--- Entries ---

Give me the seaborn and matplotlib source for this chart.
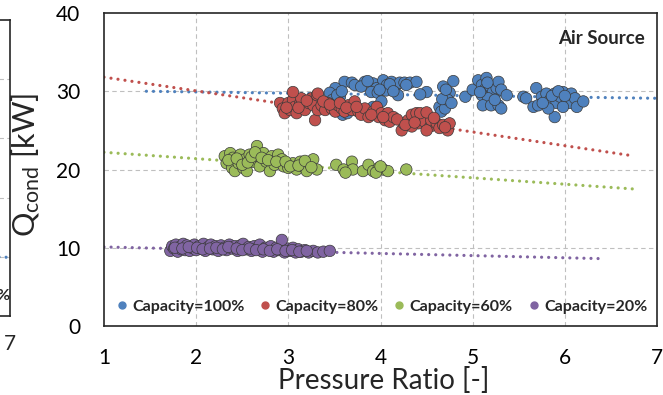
import matplotlib
matplotlib.use("Agg")
import matplotlib.pyplot as plt
import seaborn as sns
import pandas as pd
from matplotlib.lines import Line2D

# ---------------- data ----------------
series_names = ["Capacity=100%", "Capacity=80%", "Capacity=60%", "Capacity=20%"]
series_colors = ["#4F81BD", "#C0504D", "#9BBB59", "#8064A2"]

cap100_x = [3.61, 3.69, 3.72, 3.83, 3.92, 3.96, 3.90, 3.97, 4.03, 4.07, 4.12, 4.16, 4.19, 4.21,
            4.26, 4.32, 4.39, 4.50, 4.01, 3.92, 3.51, 3.45, 3.48, 3.56, 3.59, 3.64, 4.06,
            3.79, 3.86, 3.99, 4.10, 4.14, 3.53, 3.58,
            4.28, 4.43, 4.68, 4.64, 4.66, 4.70, 4.79, 4.75, 4.73, 4.67, 4.71, 4.77, 4.92,
            5.00, 5.06, 5.10, 5.15, 5.13, 5.19, 5.22, 5.26, 5.28, 5.31, 5.37, 5.10, 5.17,
            5.11, 5.20, 5.28, 5.31, 5.24, 5.08, 5.16, 5.55, 5.58, 5.69, 5.75, 5.66, 5.71,
            5.80, 5.84, 5.89, 5.91, 5.95, 5.98, 6.02, 6.07, 6.05, 6.11, 6.13, 6.20, 5.89,
            5.82, 5.98, 5.76, 5.86, 5.93, 6.00]
cap100_y = [31.2, 31.1, 30.8, 31.2, 31.0, 30.4, 29.9, 29.8, 31.4, 30.8, 31.2, 30.6, 29.5, 31.1,
            31.1, 31.1, 31.2, 29.9, 28.7, 28.0, 30.4, 29.8, 28.9, 29.3, 27.0, 27.2, 30.1,
            30.6, 31.3, 30.2, 30.9, 30.0, 29.5, 30.0,
            30.8, 29.6, 30.6, 28.0, 27.4, 27.8, 31.3, 29.8, 28.9, 29.0, 30.2, 28.5, 29.3,
            30.2, 31.4, 30.8, 31.7, 30.2, 30.6, 29.9, 30.4, 31.2, 30.2, 29.5, 29.5, 29.1,
            28.2, 28.2, 28.2, 27.8, 28.9, 29.9, 31.1, 29.3, 29.1, 30.4, 29.3, 28.0, 28.2,
            29.7, 28.9, 29.7, 28.5, 29.3, 29.9, 28.9, 29.7, 28.5, 29.1, 28.0, 28.7, 26.7,
            27.8, 28.0, 28.5, 29.4, 30.0, 29.4]

cap80_x = [2.91, 2.94, 2.96, 3.00, 3.02, 3.05, 3.07, 3.09, 3.13, 3.14, 3.18, 3.22, 3.25, 3.27,
           3.29, 3.31, 3.32, 3.36, 3.40, 3.43, 3.47, 3.51, 3.54, 3.58, 3.61, 3.65, 3.69, 3.72,
           3.76, 3.79, 3.83, 3.87, 3.92, 3.96, 3.98, 4.01, 4.05, 4.08, 4.10, 4.14, 4.23, 4.25,
           4.30, 4.34, 4.39, 4.45, 4.41, 4.48, 4.54, 4.55, 4.61, 4.64, 4.68, 4.73, 4.75, 4.50,
           4.34, 4.43, 4.50, 3.05, 3.32, 2.98, 3.11, 3.20, 3.38, 3.45, 3.56, 3.63, 3.74, 3.90,
           4.03, 4.18, 4.27, 4.37, 4.58, 4.70]
cap80_y = [28.5, 27.8, 27.2, 28.5, 27.6, 28.9, 28.0, 27.2, 28.5, 29.1, 27.6, 28.5, 29.1, 28.2,
           26.3, 29.5, 27.6, 28.2, 27.6, 28.5, 27.8, 27.4, 28.2, 27.8, 27.4, 28.2, 27.6, 28.7,
           27.4, 27.0, 27.8, 26.7, 27.4, 28.0, 26.7, 27.2, 26.3, 27.2, 26.1, 26.7, 25.0, 25.9,
           26.3, 27.0, 27.2, 26.7, 25.9, 26.1, 25.5, 26.3, 25.9, 25.3, 25.7, 25.0, 25.9, 25.0,
           25.5, 27.2, 27.3, 29.9, 29.7, 27.9, 27.9, 28.8, 28.7, 28.3, 28.5, 27.9, 28.0, 27.0,
           26.7, 26.4, 25.7, 26.0, 26.6, 25.4]

cap60_x = [2.31, 2.33, 2.37, 2.39, 2.40, 2.42, 2.46, 2.48, 2.51, 2.53, 2.58, 2.62, 2.66, 2.67,
           2.69, 2.73, 2.76, 2.80, 2.82, 2.85, 2.89, 2.93, 2.95, 3.00, 3.05, 3.09, 3.13, 3.16,
           3.20, 3.23, 3.27, 3.31, 3.52, 3.60, 3.69, 3.70, 3.81, 3.87, 3.92, 3.98, 4.03, 4.08,
           4.28, 2.55, 2.35, 2.44, 2.50, 2.56, 2.60, 2.64, 2.71, 2.78, 2.87, 2.97, 3.02, 3.11,
           3.18, 3.25, 3.62, 3.95, 4.00]
cap60_y = [21.7, 20.8, 22.1, 20.2, 21.5, 19.8, 20.8, 21.9, 20.2, 21.3, 21.9, 21.0, 23.0, 21.7,
           20.4, 22.1, 21.0, 19.8, 21.7, 20.6, 21.9, 21.3, 20.4, 20.2, 20.8, 20.0, 21.0, 20.4,
           19.8, 20.8, 21.3, 20.0, 20.6, 20.0, 21.0, 20.0, 19.8, 20.6, 19.8, 20.2, 20.0, 19.8,
           20.0, 19.8, 21.2, 21.4, 20.6, 20.9, 21.6, 22.2, 21.5, 21.2, 21.0, 21.0, 20.4, 20.5,
           21.1, 20.3, 19.6, 19.6, 20.4]

cap20_x = [1.72, 1.74, 1.76, 1.78, 1.80, 1.82, 1.84, 1.86, 1.88, 1.90, 1.93, 1.95, 1.98, 2.00,
           2.03, 2.05, 2.08, 2.10, 2.13, 2.16, 2.18, 2.21, 2.24, 2.27, 2.30, 2.33, 2.36, 2.39,
           2.42, 2.45, 2.48, 2.51, 2.54, 2.57, 2.60, 2.63, 2.66, 2.69, 2.72, 2.75, 2.78, 2.81,
           2.84, 2.87, 2.90, 2.93, 2.96, 2.99, 3.02, 3.05, 3.08, 3.11, 3.14, 3.18, 3.22, 3.27,
           3.32, 3.38, 3.45, 2.93,
           1.77, 1.85, 1.92, 2.01, 2.07, 2.15, 2.22, 2.29, 2.35, 2.44, 2.50, 2.58, 2.65, 2.73,
           2.80, 2.88, 2.97, 3.04, 3.12, 3.20]
cap20_y = [9.6, 10.2, 9.9, 10.4, 9.5, 10.1, 9.8, 10.5, 9.7, 10.3, 9.6, 10.0, 10.4, 9.7,
           10.2, 9.9, 10.5, 9.6, 10.1, 10.4, 9.8, 10.2, 9.6, 10.3, 10.0, 9.7, 10.4, 9.9,
           10.2, 9.6, 10.3, 10.5, 9.8, 10.1, 9.6, 10.2, 9.9, 10.4, 9.5, 10.0, 9.8, 10.2,
           9.5, 10.0, 9.7, 10.1, 9.4, 9.9, 9.6, 10.0, 9.4, 9.8, 9.5, 9.7, 9.4, 9.6,
           9.4, 9.5, 9.6, 11.0,
           10.0, 9.9, 10.1, 10.0, 9.8, 9.9, 10.0, 9.8, 10.1, 9.9, 9.7, 9.9, 9.7, 9.8,
           9.6, 9.8, 9.6, 9.7, 9.5, 9.6]

# linear trend lines (start/end)
trend_x0 = [1.46, 1.00, 1.00, 1.00]
trend_x1 = [7.00, 6.71, 6.76, 6.43]
trend_y0 = [30.0, 31.8, 22.2, 10.1]
trend_y1 = [29.1, 21.8, 17.5, 8.6]

x_ticks = [1, 2, 3, 4, 5, 6, 7]
y_ticks = [0, 10, 20, 30, 40]

# partial neighbouring panel at the left edge
left_trend_x = [6.6, 7.0]
left_trend_y = [10.0, 9.9]

# ---------------- style ----------------
sns.set_theme(style="white")
plt.rcParams["font.family"] = ["Lato", "DejaVu Sans"]
plt.rcParams["mathtext.fontset"] = "custom"
plt.rcParams["mathtext.rm"] = "Lato"

df = pd.concat([
    pd.DataFrame({"pr": cap100_x, "q": cap100_y, "series": series_names[0]}),
    pd.DataFrame({"pr": cap80_x, "q": cap80_y, "series": series_names[1]}),
    pd.DataFrame({"pr": cap60_x, "q": cap60_y, "series": series_names[2]}),
    pd.DataFrame({"pr": cap20_x, "q": cap20_y, "series": series_names[3]}),
], ignore_index=True)

fig = plt.figure(figsize=(6.63, 3.95), dpi=100)
ax = fig.add_axes([104 / 663, (395 - 326) / 395, 553 / 663, 313 / 395])

grid_kw = dict(color="#BFBFBF", linestyle=(0, (4, 3)), linewidth=0.8, zorder=0)
dot_style = (0, (0.01, 2.2))

# trend lines (dotted)
for i in range(4):
    ax.plot([trend_x0[i], trend_x1[i]], [trend_y0[i], trend_y1[i]],
            color=series_colors[i], linestyle=dot_style, linewidth=2.3,
            dash_capstyle="round", zorder=1)

sns.scatterplot(data=df, x="pr", y="q", hue="series", hue_order=series_names,
                palette=series_colors, s=68, edgecolor="#3A3A3A", linewidth=0.5,
                legend=False, ax=ax, zorder=2)

ax.set_xlim(1, 7)
ax.set_ylim(0, 40)
ax.set_xticks(x_ticks)
ax.set_yticks(y_ticks)
ax.set_xticklabels([str(t) for t in x_ticks])
ax.set_yticklabels([str(t) for t in y_ticks])
ax.tick_params(axis="both", length=0, labelsize=15, colors="#000000")
ax.tick_params(axis="x", pad=15.5)
ax.tick_params(axis="y", pad=17)
for t in x_ticks[1:-1]:
    ax.axvline(t, **grid_kw)
for t in y_ticks[1:-1]:
    ax.axhline(t, **grid_kw)
for sp in ax.spines.values():
    sp.set_color("#262626")
    sp.set_linewidth(1.2)

ax.set_xlabel("Pressure Ratio [-]", fontsize=20)
ax.xaxis.set_label_coords(0.506, -0.13)
ax.xaxis.label.set_va("top")
ax.set_ylabel(r"$\mathregular{Q_{cond}}$ [kW]", fontsize=22)
ax.yaxis.set_label_coords(-0.112, 0.515)

ax.text(0.978, 0.917, "Air Source", transform=ax.transAxes, ha="right", va="center",
        fontsize=13.5, fontweight="bold")

handles = [Line2D([0], [0], marker="o", linestyle="none", markersize=5,
                  markerfacecolor=c, markeredgecolor=c) for c in series_colors]
leg = ax.legend(handles, series_names, loc="center", bbox_to_anchor=(0.5, 0.061),
                ncol=4, frameon=False, handletextpad=0.15, columnspacing=0.8,
                handlelength=1.0, prop={"size": 11.5, "weight": "bold"}, borderaxespad=0)

# partial left panel
ax2 = fig.add_axes([-0.30, (395 - 316) / 395, 0.30 + 9.5 / 663, 296 / 395])
ax2.set_xlim(1, 7)
ax2.set_ylim(0, 50)
ax2.set_xticks([7])
ax2.set_yticks([])
ax2.tick_params(axis="x", length=0, labelsize=15, pad=13)
for t in [10, 20, 30, 40]:
    ax2.axhline(t, **grid_kw)
ax2.plot(left_trend_x, left_trend_y, color=series_colors[0], linestyle=dot_style,
         linewidth=2.3, dash_capstyle="round")
for sp in ax2.spines.values():
    sp.set_color("#262626")
    sp.set_linewidth(1.2)
ax2.text(0.999, 0.068, "%", transform=ax2.transAxes, ha="right", va="center",
         fontsize=11.5, fontweight="bold")

fig.savefig("out.png", dpi=100)
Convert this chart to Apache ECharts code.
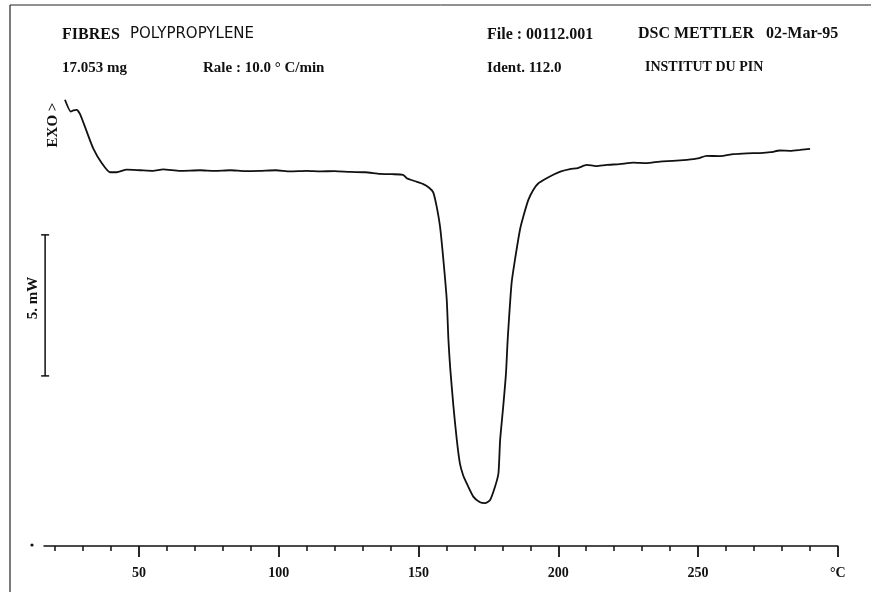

--- Objective ---
Write out again exactly the lines from the start of the data above through the line containing "from matplotlib.lines import Line2D", inclusive, excluding any pictures.

--- Output for this exercise ---
Give me the seaborn and matplotlib source for this chart.
import matplotlib
matplotlib.use("Agg")
import matplotlib.pyplot as plt
import seaborn as sns
import pandas as pd
from matplotlib.lines import Line2D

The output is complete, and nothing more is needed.